The direct mail ad attracted the ire of two complainants, who argued that it was irresponsible because its imagery and promotion of different flavours appealed to kids.
The circular ad featured an image of a Flake 99-style ice-cream in which the chocolate flake was replaced by an e-cigarette. The reverse side of the circular depicted various flavourings - a vanilla flower, coffee beans and chocolate - as well as images of coloured refills.
Text on both sides of the ad read, "Free flavoured refills", "Choose a flavour for free" and "Which flavour do you favour?"
Ten Motives argued the ad was intended to inform customers that the flavours were available for electronic cigarettes as an alternative to the taste of tobacco.
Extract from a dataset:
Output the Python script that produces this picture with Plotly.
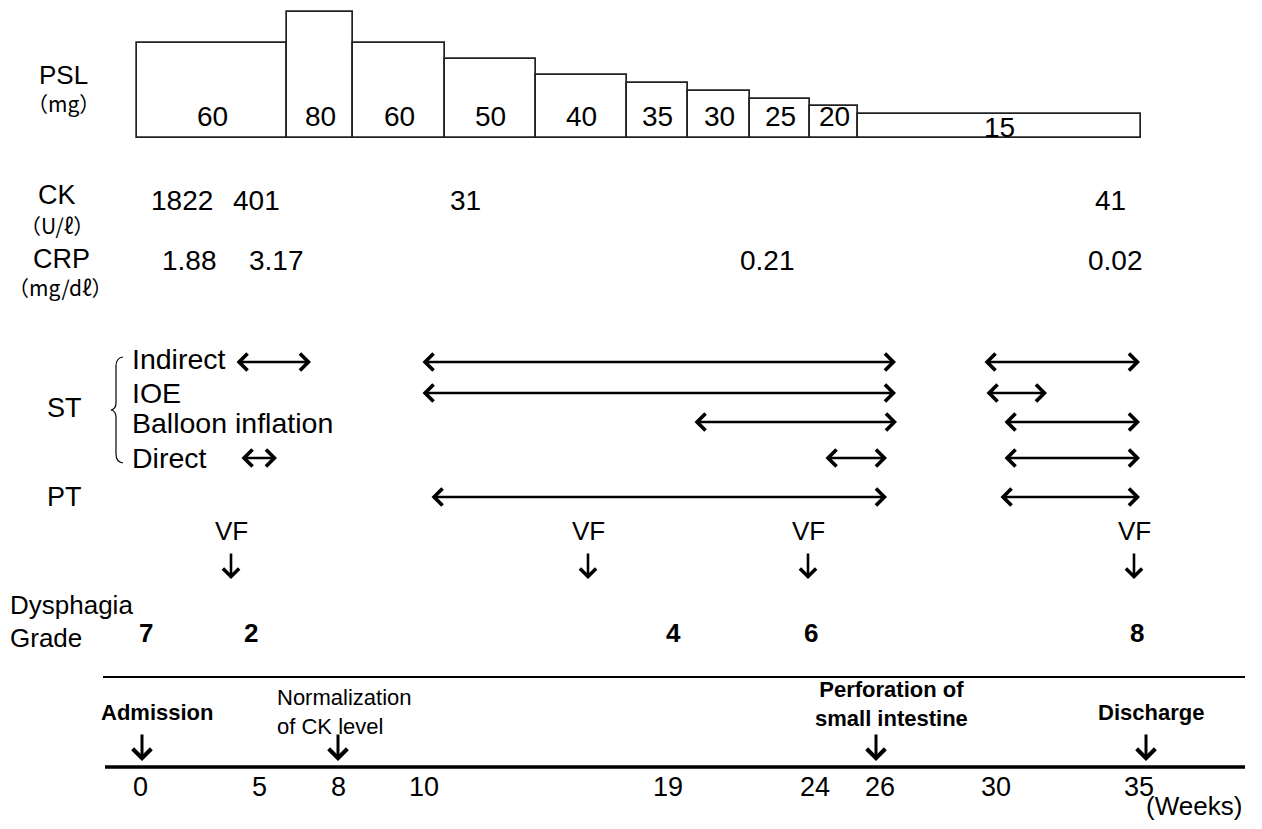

It said it was designed to appeal to smokers and not children. The firm said the mailer had been targeted at a focused demographic group, a high proportion of which were smokers.
Ten Motives said the mailer was likely to be seen by adults when received in the post, and unlikely to be seen by children. It argued that the product the ad was promoting was not available to those under the age of 18, so the imagery used in the ad was not irresponsible.
But the ASA countered that the ad included a prominent image of an ice-cream and that its emphasis on flavoured refills also might be associated with ice-cream flavours.
The ASA said: "We considered the presentation, in particular the images, was likely to be appealing to children and that it therefore should not have been used in an un-targeted medium that could be seen by them, for example when the mailings were posted through letterboxes."
The ASA told Ten Motives not to run the ad again in its current form and that the company should responsibly target its future campaigns.